Miners’ M&A sinks in sea of dud deals – by James Thomson (Australian Financial Review – June 23, 2015)


Think long term. Show some vision. Be bold. Don’t mortgage your company’s future prospects by simply handing back capital to shareholders. Do something!

If like me you’ve had these thoughts about the current state of corporate psyches, then this might make you think again – big miners are apparently terrible at mergers and acquisitions.

According to research from Citi, the world’s biggest miners have now written off about 90 per cent of the value of the assets they have acquired via M&A since 2007.

Ninety per cent! This suggests the bulk of deals done by our big miners have been pretty much worthless for shareholders. A sea of dud deals.
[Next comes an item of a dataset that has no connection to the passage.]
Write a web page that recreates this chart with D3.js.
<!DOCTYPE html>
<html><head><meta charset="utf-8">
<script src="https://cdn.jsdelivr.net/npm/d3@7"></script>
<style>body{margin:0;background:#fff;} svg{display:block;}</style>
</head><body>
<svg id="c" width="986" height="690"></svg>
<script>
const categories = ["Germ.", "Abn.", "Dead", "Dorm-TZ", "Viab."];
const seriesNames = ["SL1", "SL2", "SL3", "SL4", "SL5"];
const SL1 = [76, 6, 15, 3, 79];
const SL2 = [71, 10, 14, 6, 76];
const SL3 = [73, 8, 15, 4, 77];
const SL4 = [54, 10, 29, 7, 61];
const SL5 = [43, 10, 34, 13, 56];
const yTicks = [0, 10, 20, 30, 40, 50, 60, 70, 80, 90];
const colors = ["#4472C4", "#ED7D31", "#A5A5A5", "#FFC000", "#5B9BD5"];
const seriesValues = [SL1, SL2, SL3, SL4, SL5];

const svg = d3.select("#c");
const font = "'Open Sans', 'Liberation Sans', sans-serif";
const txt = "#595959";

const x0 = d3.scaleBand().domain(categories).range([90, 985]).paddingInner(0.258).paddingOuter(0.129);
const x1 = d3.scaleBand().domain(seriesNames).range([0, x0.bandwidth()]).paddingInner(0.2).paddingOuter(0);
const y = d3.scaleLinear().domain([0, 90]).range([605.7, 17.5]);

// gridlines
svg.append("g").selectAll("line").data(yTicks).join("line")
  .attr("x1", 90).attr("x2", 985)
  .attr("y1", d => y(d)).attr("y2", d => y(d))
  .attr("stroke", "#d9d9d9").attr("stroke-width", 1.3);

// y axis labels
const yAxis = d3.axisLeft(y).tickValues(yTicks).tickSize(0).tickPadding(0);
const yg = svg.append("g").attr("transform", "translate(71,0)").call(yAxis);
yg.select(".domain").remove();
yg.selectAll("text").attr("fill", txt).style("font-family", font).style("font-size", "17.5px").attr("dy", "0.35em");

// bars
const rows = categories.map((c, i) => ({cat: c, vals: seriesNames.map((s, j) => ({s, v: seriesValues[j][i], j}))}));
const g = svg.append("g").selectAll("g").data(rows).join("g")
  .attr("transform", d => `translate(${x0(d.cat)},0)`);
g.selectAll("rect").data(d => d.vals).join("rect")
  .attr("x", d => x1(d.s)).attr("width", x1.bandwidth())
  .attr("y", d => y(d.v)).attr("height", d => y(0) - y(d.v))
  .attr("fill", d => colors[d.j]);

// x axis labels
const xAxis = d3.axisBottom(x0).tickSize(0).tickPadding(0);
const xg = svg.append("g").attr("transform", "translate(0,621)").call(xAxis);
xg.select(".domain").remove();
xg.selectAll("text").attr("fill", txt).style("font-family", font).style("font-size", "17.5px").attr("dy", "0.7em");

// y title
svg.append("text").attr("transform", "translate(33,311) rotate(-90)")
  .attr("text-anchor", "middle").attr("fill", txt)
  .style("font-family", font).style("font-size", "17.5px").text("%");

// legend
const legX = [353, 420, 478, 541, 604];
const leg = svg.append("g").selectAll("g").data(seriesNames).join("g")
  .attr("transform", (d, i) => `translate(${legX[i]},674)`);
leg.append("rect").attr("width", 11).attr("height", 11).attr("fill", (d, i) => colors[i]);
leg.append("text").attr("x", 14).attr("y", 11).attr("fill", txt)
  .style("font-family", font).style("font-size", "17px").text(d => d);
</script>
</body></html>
Billions in wasted capital.

According to Citi’s numbers, miners have written down the value of assets by $US85 billion in the past seven years, representing about 18 per cent of their assets base.

The worst offender was our very own Rio Tinto, which has “impaired” 34 per cent of its asset base, thanks in large part to its Alcan acquisition, which ensured aluminium assets were the most impaired at $US25 billion.

Iron ore, with $US10.3 billion worth of impairments, and nickel, with $US7.8 billion of impairments, were the next worse commodities for writedowns.

And Citi suggest there are likely to be big writedowns still to come in coal, where both thermal and metallurgical coal prices are low and likely to stay that way, meaning fair value tests will push impairments higher.